Ananda mendekap mulut dan hidungnya dan ber angsur mundur saat Taufik batuk tiba-tiba.
"Jangan batuk depan Anna dong. Nanti virusnya nempelin Anna."
Omelnya masih tetap mendekap mulut dan hidungnya.
Uhuk Uhuk_
"A_ir," pinta Taufik.
Ingin ikut berbicara mendengar omongan Ananda tapi batuknya tidak mereda, ia bahkan menyebut air dengan susah payah.
"Eh! Tunggu Om."
Ananda yang sadar suaminya tidak berhenti dari batuk langsung mengikuti kemauan Taufik untuk mengambilkan air.
Apa kata orang nanti kalau suaminya mati karena batuk.
"Aduh, dapurnya mana sih?"
Ananda sudah memasuki dua ruangan dengan berlari, tapi tidak menunjukkan bentuk dapur yang sesungguhnya.

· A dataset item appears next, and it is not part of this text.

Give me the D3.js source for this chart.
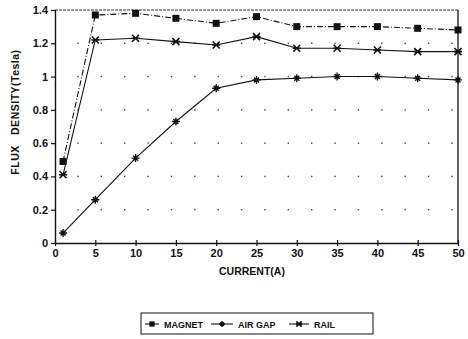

Saat pencarian ruang ke tiga, barulah dapurnya ia temukan.
"Ini yang desain rumahnya mikirin labirin kali ya? Dapurnya susah sekali dicarinya."
Ananda mengambil air disertai gerutuan yang tidak jelas.
Padalah dia sendiri yang baru pertama kali memasuki rumah besar namun minim penghuni itu. Jadi, otomatis dia belum tahu letak keberadaan dapurnya.
"Ini Om, minum."
Taufik menyambar cepat gelas di tangan Ananda lalu meminumnya.
"Hah_hah. Makasih."
Setelah mengatur nafasnya Taufik mengucapkan terimakasih.
Hampir saja nyawa satu-satunya melayang direnggut batuk tak berunjung.